Stop Iterating on the Scheduling
As we construct each new release schedule we try to factor in the lessons from the release before. This means no two release schedules are ever the same. They are often very similar, but the task durations change and the methodology gets tweaked. We’ve reached the point where we need to stop tweaking and run with a fixed schedule methodology for more than one release.
Given how long it takes us to get used to new processes, holding our schedule methodology constant for a couple releases and taking a break from experimenting might yield better insights into how to do our releases better and build the schedule accordingly.
I’m proposing a Fedora 14 schedule that follows the same methodology as Fedora 13.
Schedule Milestones are Not a Suggestion
If we really want our releases to be on time we must give interim milestones and tasks just as much value as the big ones. If we plan to compose a release candidate on Thursday so QA has six days to test before the Go/No-Go meeting, we should make a bigger deal when the release candidate isn’t ready until Monday or Tuesday. If history shows that we rarely if ever have a solid release candidate on the day it is scheduled we should start earlier than Thursday to create it. We already have a “Test Compose” milestone scheduled a week earlier to address this, but it suffers from the same approach.
It’s all about working backwards–just like we do for every day life events that must start or happen by a certain time. We work backwards, we start earlier, we build in buffers and contingency plans, and we say “no” even if other people don’t understand.
Consistently Slipping the Slip
Our schedules are constructed very tightly to maximize development time at the front of the schedule. This results in tasks scheduled for the shortest time possible in the rest of the schedule. It doesn’t make sense to think that when something goes wrong we can suddenly make up the time. Rarely, if ever, has Fedora “made up time” on the schedule. It is part of scheduling mythology that “time on a software schedule can be made up.”

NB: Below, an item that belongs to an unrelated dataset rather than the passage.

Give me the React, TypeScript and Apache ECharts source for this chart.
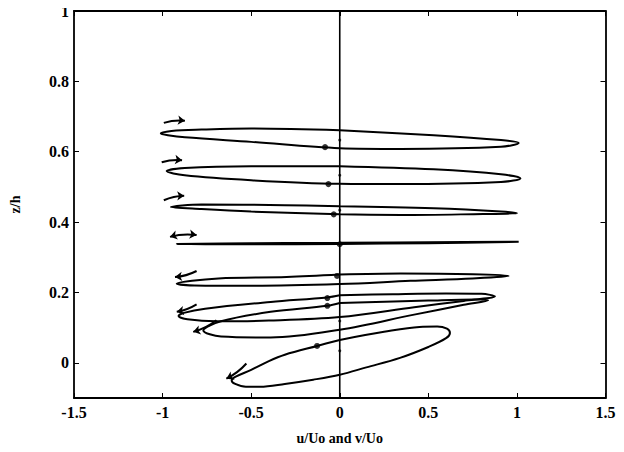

Historically, failing to to “slip the slip” catches up with us in the end. As a distribution we underestimate the marketing and PR value the Alpha and Beta releases bring. With a short length of three weeks for each it doesn’t make sense to shorten them so that the final release date can be on time.
Reverting to Last Known Good
For as long as I can remember Fedora has been a time based release. Most successful time based releases have stricter practices around “last known good” content and rolling back to it when regressions are introduced. We don’t revert very often because it is usually deemed more disruptive to roll-back to the “last known good” than to keep the new package and fix the regression.
This is part of our process we should fix. It could go a long way towards reducing our need to slip. No Frozen Rawhide helps to make sure less broken stuff gets in, but it does not address how to fix broken stuff when it does get in.
April 16, 2010 at 9:52 pm
I have to disagree a lot with what you wrote there:
* The main reason we usually don’t make up for the time we slip is that we don’t even try! It’s BECAUSE you and a few other folks always argue that slips should be propagated all along that we don’t make up for lost time. Instead, what often happens is that we then get ANOTHER slip ON TOP of the previous one, whereas if we had absorbed the first slip, we would have ended up only with the second one. But then you’d argue we should have known all along that we needed the extra time, when it’s really a completely separate slip that happened, and when your way of working would have lead us to accumulate BOTH slips.
* Somewhat relatedly, if the goal is to release on day X, the right way to get there is to schedule for X-N where N is some slack time, NOT for day X. Slips will invariably happen and move you to day X, give or take a few days. It doesn’t matter if the schedule is unrealistic, it’ll slip anyway. It just puts the pressure on people.
* Reverting stuff is in many cases the wrong solution to a problem. The issue should be fixed instead. Not only does the reversion process itself cause practical issues (such as Epoch inflation), but a component is not isolated, there are interdependencies in our distro. Often, other components have been updated to expect the updated component. In any case, they’ll only have been tested with the new version, not with the one you’re going to revert to. So reversion has a non-neglectable risk of breakage as well.
April 14, 2010 at 2:49 pm
This all makes good sense. I especially like the idea of sticking to the same methodology for >1 release to learn more. We’ve been doing such great iteration on the schedule for so many releases that we have to be approaching something that really deserves another release as-is to shake out more kinks + really learn from it.
Interesting to come back to the discussion on last known good. I recently wrote about the six-month release cycle that I mistakenly thought was adopted by Fedora from other projects — it’s really a child of the time-based release and schedule that Red Hat Linux used to run. In this post by Havoc Pennington, he identifies that history while having a discussion that might seem familiar. In particular, being willing to fall back to last known good may be a key to doing a time-based release schedule.
Overall, the rigor around scheduling is helping us to actually process out the ways the FOSS methodology works against releasing on time.